-- START OF DATA SHOWN --

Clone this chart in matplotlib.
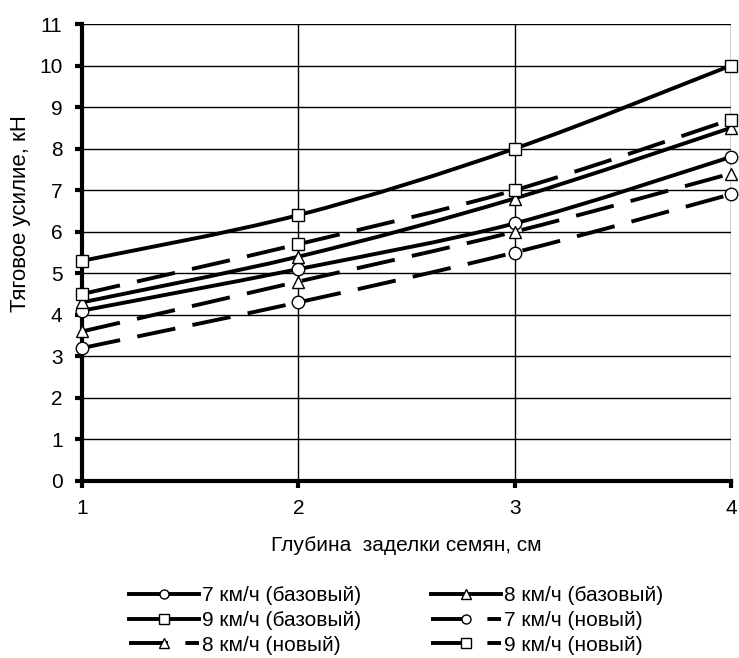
import matplotlib
matplotlib.use("Agg")
import matplotlib.pyplot as plt
import numpy as np
from matplotlib.path import Path
from matplotlib.patches import PathPatch
from matplotlib.lines import Line2D

plt.rcParams['font.family'] = ['Liberation Sans', 'DejaVu Sans']

depth = [1, 2, 3, 4]
v7_base = [4.1, 5.1, 6.2, 7.8]
v8_base = [4.3, 5.4, 6.8, 8.5]
v9_base = [5.3, 6.4, 8.0, 10.0]
v7_new = [3.2, 4.3, 5.5, 6.9]
v8_new = [3.6, 4.8, 6.0, 7.4]
v9_new = [4.5, 5.7, 7.0, 8.7]

labels = ["7 км/ч (базовый)", "8 км/ч (базовый)", "9 км/ч (базовый)",
          "7 км/ч (новый)", "8 км/ч (новый)", "9 км/ч (новый)"]
yticks = list(range(0, 12))
xticks = [1, 2, 3, 4]

fig = plt.figure(figsize=(7.39, 6.58), dpi=100)
ax = fig.add_axes([0.111, 0.269, 0.878, 0.6945])

LW = 2.8
DASH = (0, (10, 4.5))


def smooth_path(x, y):
    p = np.column_stack([x, y]).astype(float)
    n = len(p)
    verts = [p[0]]
    codes = [Path.MOVETO]
    for i in range(n - 1):
        p0 = p[i - 1] if i > 0 else p[i]
        p1 = p[i]
        p2 = p[i + 1]
        p3 = p[i + 2] if i + 2 < n else p[i + 1]
        c1 = p1 + (p2 - p0) / 6.0
        c2 = p2 - (p3 - p1) / 6.0
        verts += [c1, c2, p2]
        codes += [Path.CURVE4] * 3
    return Path(verts, codes)


series = [
    (v7_base, 'o', '-'),
    (v8_base, '^', '-'),
    (v9_base, 's', '-'),
    (v7_new, 'o', '--'),
    (v8_new, '^', '--'),
    (v9_new, 's', '--'),
]

handles = []
for (vals, mk, ls), lab in zip(series, labels):
    style = '-' if ls == '-' else DASH
    patch = PathPatch(smooth_path(depth, vals), fill=False, edgecolor='black',
                      linewidth=LW, linestyle=style, transform=ax.transData,
                      zorder=3, capstyle='butt')
    ax.add_patch(patch)
    ax.plot(depth, vals, linestyle='none', marker=mk, markersize=9,
            markerfacecolor='white', markeredgecolor='black', markeredgewidth=1.0,
            zorder=5, clip_on=False)
    h = Line2D([], [], color='black', linewidth=LW, linestyle=style, marker=mk,
               markersize=6.5, markerfacecolor='white', markeredgecolor='black',
               markeredgewidth=1.0)
    handles.append((h, lab))

ax.set_xlim(1, 4)
ax.set_ylim(0, 11)
ax.set_xticks(xticks)
ax.set_yticks(yticks)
ax.set_xticklabels([str(t) for t in xticks])
ax.set_yticklabels([str(t) for t in yticks])

ax.grid(True, color='black', linewidth=1.0)
ax.set_axisbelow(True)
for s in ['top', 'right']:
    ax.spines[s].set_visible(False)
for s in ['left', 'bottom']:
    ax.spines[s].set_linewidth(3)
    ax.spines[s].set_zorder(4)

ax.tick_params(axis='both', direction='out', length=5, width=3, labelsize=15,
               colors='black')
ax.tick_params(axis='y', pad=9)
ax.tick_params(axis='x', pad=8)

ax.set_xlabel("Глубина  заделки семян, см", fontsize=15, labelpad=13)
ax.set_ylabel("Тяговое усилие, кН", fontsize=16)
ax.yaxis.set_label_coords(-0.079, 0.586)

order = [0, 2, 4, 1, 3, 5]
leg = fig.legend([handles[i][0] for i in order], [handles[i][1] for i in order],
                 ncol=2, loc='upper left', bbox_to_anchor=(129 / 739, 1 - 586 / 658),
                 frameon=False, fontsize=15, handlelength=3.35,
                 handletextpad=0.15, columnspacing=3.35, labelspacing=0.28,
                 borderpad=0.0, borderaxespad=0.0)

fig.savefig("out.png", dpi=100)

-- END OF DATA SHOWN --

YOUR OBJECTIVE – All of the lines above should be retyped precisely, apart from the pictures.

RESULT OF THE EXERCISE –
Clone this chart in matplotlib.
import matplotlib
matplotlib.use("Agg")
import matplotlib.pyplot as plt
import numpy as np
from matplotlib.path import Path
from matplotlib.patches import PathPatch
from matplotlib.lines import Line2D

plt.rcParams['font.family'] = ['Liberation Sans', 'DejaVu Sans']

depth = [1, 2, 3, 4]
v7_base = [4.1, 5.1, 6.2, 7.8]
v8_base = [4.3, 5.4, 6.8, 8.5]
v9_base = [5.3, 6.4, 8.0, 10.0]
v7_new = [3.2, 4.3, 5.5, 6.9]
v8_new = [3.6, 4.8, 6.0, 7.4]
v9_new = [4.5, 5.7, 7.0, 8.7]

labels = ["7 км/ч (базовый)", "8 км/ч (базовый)", "9 км/ч (базовый)",
          "7 км/ч (новый)", "8 км/ч (новый)", "9 км/ч (новый)"]
yticks = list(range(0, 12))
xticks = [1, 2, 3, 4]

fig = plt.figure(figsize=(7.39, 6.58), dpi=100)
ax = fig.add_axes([0.111, 0.269, 0.878, 0.6945])

LW = 2.8
DASH = (0, (10, 4.5))


def smooth_path(x, y):
    p = np.column_stack([x, y]).astype(float)
    n = len(p)
    verts = [p[0]]
    codes = [Path.MOVETO]
    for i in range(n - 1):
        p0 = p[i - 1] if i > 0 else p[i]
        p1 = p[i]
        p2 = p[i + 1]
        p3 = p[i + 2] if i + 2 < n else p[i + 1]
        c1 = p1 + (p2 - p0) / 6.0
        c2 = p2 - (p3 - p1) / 6.0
        verts += [c1, c2, p2]
        codes += [Path.CURVE4] * 3
    return Path(verts, codes)


series = [
    (v7_base, 'o', '-'),
    (v8_base, '^', '-'),
    (v9_base, 's', '-'),
    (v7_new, 'o', '--'),
    (v8_new, '^', '--'),
    (v9_new, 's', '--'),
]

handles = []
for (vals, mk, ls), lab in zip(series, labels):
    style = '-' if ls == '-' else DASH
    patch = PathPatch(smooth_path(depth, vals), fill=False, edgecolor='black',
                      linewidth=LW, linestyle=style, transform=ax.transData,
                      zorder=3, capstyle='butt')
    ax.add_patch(patch)
    ax.plot(depth, vals, linestyle='none', marker=mk, markersize=9,
            markerfacecolor='white', markeredgecolor='black', markeredgewidth=1.0,
            zorder=5, clip_on=False)
    h = Line2D([], [], color='black', linewidth=LW, linestyle=style, marker=mk,
               markersize=6.5, markerfacecolor='white', markeredgecolor='black',
               markeredgewidth=1.0)
    handles.append((h, lab))

ax.set_xlim(1, 4)
ax.set_ylim(0, 11)
ax.set_xticks(xticks)
ax.set_yticks(yticks)
ax.set_xticklabels([str(t) for t in xticks])
ax.set_yticklabels([str(t) for t in yticks])

ax.grid(True, color='black', linewidth=1.0)
ax.set_axisbelow(True)
for s in ['top', 'right']:
    ax.spines[s].set_visible(False)
for s in ['left', 'bottom']:
    ax.spines[s].set_linewidth(3)
    ax.spines[s].set_zorder(4)

ax.tick_params(axis='both', direction='out', length=5, width=3, labelsize=15,
               colors='black')
ax.tick_params(axis='y', pad=9)
ax.tick_params(axis='x', pad=8)

ax.set_xlabel("Глубина  заделки семян, см", fontsize=15, labelpad=13)
ax.set_ylabel("Тяговое усилие, кН", fontsize=16)
ax.yaxis.set_label_coords(-0.079, 0.586)

order = [0, 2, 4, 1, 3, 5]
leg = fig.legend([handles[i][0] for i in order], [handles[i][1] for i in order],
                 ncol=2, loc='upper left', bbox_to_anchor=(129 / 739, 1 - 586 / 658),
                 frameon=False, fontsize=15, handlelength=3.35,
                 handletextpad=0.15, columnspacing=3.35, labelspacing=0.28,
                 borderpad=0.0, borderaxespad=0.0)

fig.savefig("out.png", dpi=100)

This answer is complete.